“Ah! The Man from Madras Musings! Glad to have met you!” said a voice and after that effusive greeting there was no way MMM could have lurked behind a news­paper and pretend that someone else was addressed. The person accosting MMM this way was a lady on board the Shatabdi Express bound for Bangalore from our very own Chennai. It was early in the morning and MMM was not at his best and brightest. Moreover, there was a considerable amount of work he hoped to get done on the train journey.

“I read everything you write,” said the lady, laying it on rather thick. She then proceeded to introduce me to her husband who smiled and said little. MMM reflected that he got that way as his partner in life did all the talking. By then, other passengers were lining up behind and MMM proceeded to his seat only to find that the talkative lady was back. She had a request, she said, and even before she made it, MMM knew what it was. After years of travelling on trains, MMM has a sixth sense of sorts about such entreaties – they invariably have to do with change of seats, berths or, at times, even compartments. And so when the lady said she and her husband were separated by the railways and their travelling together depended entirely on MMM taking a ­certain seat that was at the end of the coach, MMM agreed. He walked across only to find that a rather burly man already occupied the place.

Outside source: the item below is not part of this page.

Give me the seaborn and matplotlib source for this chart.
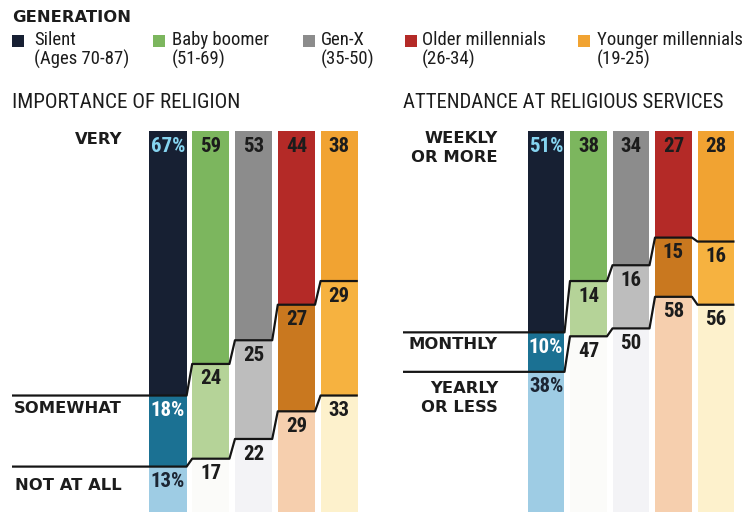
import numpy as np
import pandas as pd
import matplotlib
matplotlib.use("Agg")
import matplotlib.pyplot as plt
from matplotlib.patches import Rectangle
import seaborn as sns

generations = ["Silent", "Baby boomer", "Gen-X", "Older millennials", "Younger millennials"]
gen_ages = ["(Ages 70-87)", "(51-69)", "(35-50)", "(26-34)", "(19-25)"]

importance_levels = ["VERY", "SOMEWHAT", "NOT AT ALL"]
importance_very = [67, 59, 53, 44, 38]
importance_somewhat = [18, 24, 25, 27, 29]
importance_not = [13, 17, 22, 29, 33]

attendance_levels = ["WEEKLY\nOR MORE", "MONTHLY", "YEARLY\nOR LESS"]
attendance_weekly = [51, 38, 34, 27, 28]
attendance_monthly = [10, 14, 16, 15, 16]
attendance_yearly = [38, 47, 50, 58, 56]

# shades per generation: top / middle / bottom segment
top_colors = ["#172033", "#7cb65e", "#8c8c8c", "#b42a27", "#f1a332"]
mid_colors = ["#1b7193", "#b5d398", "#bdbdbd", "#c9781f", "#f6b240"]
low_colors = ["#9ecce4", "#fbfbf9", "#f3f3f6", "#f6cfae", "#fdf1cc"]
first_label_colors = ["#86d4f0", "#ffffff", "#1c2533"]

W, H = 755, 512
BAR_W = 0.87
NARROW = ["Roboto Condensed", "Open Sans Condensed", "DejaVu Sans"]
WIDE = ["DejaVu Sans"]
TXT = "#1c1c1c"

sns.set_theme(style="white")
plt.rcParams["font.family"] = NARROW
plt.rcParams["font.stretch"] = "condensed"

fig = plt.figure(figsize=(W / 100, H / 100), dpi=100)


def px_axes(left, right, top, bottom):
    return fig.add_axes([left / W, 1 - bottom / H, (right - left) / W, (bottom - top) / H])


def draw_panel(ax, segs, levels, xlim, label_x, label_offsets):
    s1, s2, s3 = [np.array(s, dtype=float) for s in segs]
    c1 = s1
    c2 = s1 + s2
    c3 = np.maximum(s1 + s2 + s3, 100)
    # back to front so each layer covers the one below
    for cum, cols in [(c3, low_colors), (c2, mid_colors), (c1, top_colors)]:
        df = pd.DataFrame({"gen": generations, "val": cum})
        sns.barplot(data=df, x="gen", y="val", hue="gen", palette=cols,
                    width=BAR_W, saturation=1, legend=False, ax=ax,
                    linewidth=0, edgecolor="none")
    ax.set_xlim(*xlim)
    ax.set_ylim(96.5, 0)
    ax.axis("off")

    # boundary step lines
    for cum in [c1, c2]:
        xs = [xlim[0], BAR_W / 2]
        ys = [cum[0], cum[0]]
        for i in range(1, 5):
            xs += [i - BAR_W / 2, i + BAR_W / 2]
            ys += [cum[i], cum[i]]
        ax.plot(xs, ys, color="#151515", lw=1.6, clip_on=False,
                solid_capstyle="butt", zorder=5)

    # values in segments
    tops = [np.zeros(5), c1, c2]
    for k, seg in enumerate([s1, s2, s3]):
        for i in range(5):
            txt = f"{int(seg[i])}%" if i == 0 else f"{int(seg[i])}"
            col = first_label_colors[k] if i == 0 else TXT
            ax.annotate(txt, (i, tops[k][i]), xytext=(0, -4), textcoords="offset points",
                        ha="center", va="top", fontsize=15, fontweight="bold",
                        color=col, zorder=6)

    # level labels on the left
    ref = [0, c1[0], c2[0]]
    for k, lab in enumerate(levels):
        ax.text(label_x, ref[k] + label_offsets[k], lab, ha="right", va="top",
                fontsize=11.8, fontweight="bold", color=TXT, family=WIDE,
                fontstretch="normal", linespacing=1.35)


# left panel: bar centres at 168 px, step 42.8 px
ax1 = px_axes(12, 360, 131, 512)
draw_panel(ax1, [importance_very, importance_somewhat, importance_not],
           importance_levels, ((12 - 168) / 42.8, (360 - 168) / 42.8),
           (122 - 168) / 42.8, [0.3, 1.3, 2.8])

# right panel: bar centres at 546 px, step 42.5 px
ax2 = px_axes(403, 737, 131, 512)
draw_panel(ax2, [attendance_weekly, attendance_monthly, attendance_yearly],
           attendance_levels, ((403 - 546) / 42.5, (737 - 546) / 42.5),
           (498 - 546) / 42.5, [0.0, 1.3, 2.2])

# panel titles
fig.text(12 / W, 1 - 103 / H, "IMPORTANCE OF RELIGION", fontsize=15.2,
         color=TXT, va="center", ha="left")
fig.text(403 / W, 1 - 103 / H, "ATTENDANCE AT RELIGIOUS SERVICES", fontsize=14.9,
         color=TXT, va="center", ha="left")

# legend
fig.text(12 / W, 1 - 17 / H, "GENERATION", fontsize=11.8, fontweight="bold",
         color=TXT, va="center", ha="left", family=WIDE, fontstretch="normal")
sq_x = [12, 153, 303, 405, 578]
txt_x = [34, 172, 321, 422, 597]
for i, gen in enumerate(generations):
    fig.patches.append(Rectangle((sq_x[i] / W, 1 - 47 / H), 12 / W, 12 / H,
                                 transform=fig.transFigure, facecolor=top_colors[i],
                                 edgecolor="none"))
    fig.text(txt_x[i] / W, 1 - 31 / H, gen + "\n" + gen_ages[i], fontsize=13.5,
             color=TXT, va="top", ha="left", linespacing=1.05)

fig.savefig("out.png", dpi=100)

Conceive MMM’s surprise when the man got up with some embarrassment and said that he was sorry he was seated at MMM’s allotted place but there was this lady who wanted to travel with her husband and had requested him to switch places and she had put him there. There was no prize for guessing who this was. And so it was now MMM and the other man who made it back to her. She was in the least perturbed. Oh, had she directed both MMM and the other man to the same seat? Not to worry. There were two other empty seats in the corner and so could MMM take one of them? After all the train had now begun to move (haha!) and since there were no stops en route to Bangalore, there was no way someone else would come to claim the seat. And so MMM moved there while the other gent went on to where he has been asced to sit in.
In his college days, MMM had frequently puzzled over some Operation Research questions where a certain number of trucks had to move a certain number of parcels (and here was the catch – the number of trucks was always lower than the number of parcels) to a certain number of towns within a certain number of hours, none of which made sense to MMM. And with all that he was asked to work out the shortest route or some such thing. He was reminded of those terribly traumatic questions when, shortly thereafter, two men returned from a smoke to claim the two seats in one of which MMM had been seated by the lady. They had been seated elsewhere they said, till this lady… and so it was back again. Once again she had MMM moved to another seat all the while explaining her modus operandi – it appeared on arrival that she knew that unless six people were moved her husband would not be seated next to her and so she had set about it. Finding MMM she said was a bit of luck.

MMM finally got a seat that remained his for the rest of the journey. He however could not help wondering as to how the Ticket Examiner would manage when he came along. That official, who was probably used to much worse, just breezed through the whole exercise and all was peace thereafter. MMM got to work but only for a short while. The lady was back. She asked MMM’s neighbour if he would mind moving over to where she sat. She had always wanted to talk to MMM she said and now was the best time as he, MMM was unlikely to be disturbed in any way. Her husband she said slept through most train journeys and so it did not matter where she sat.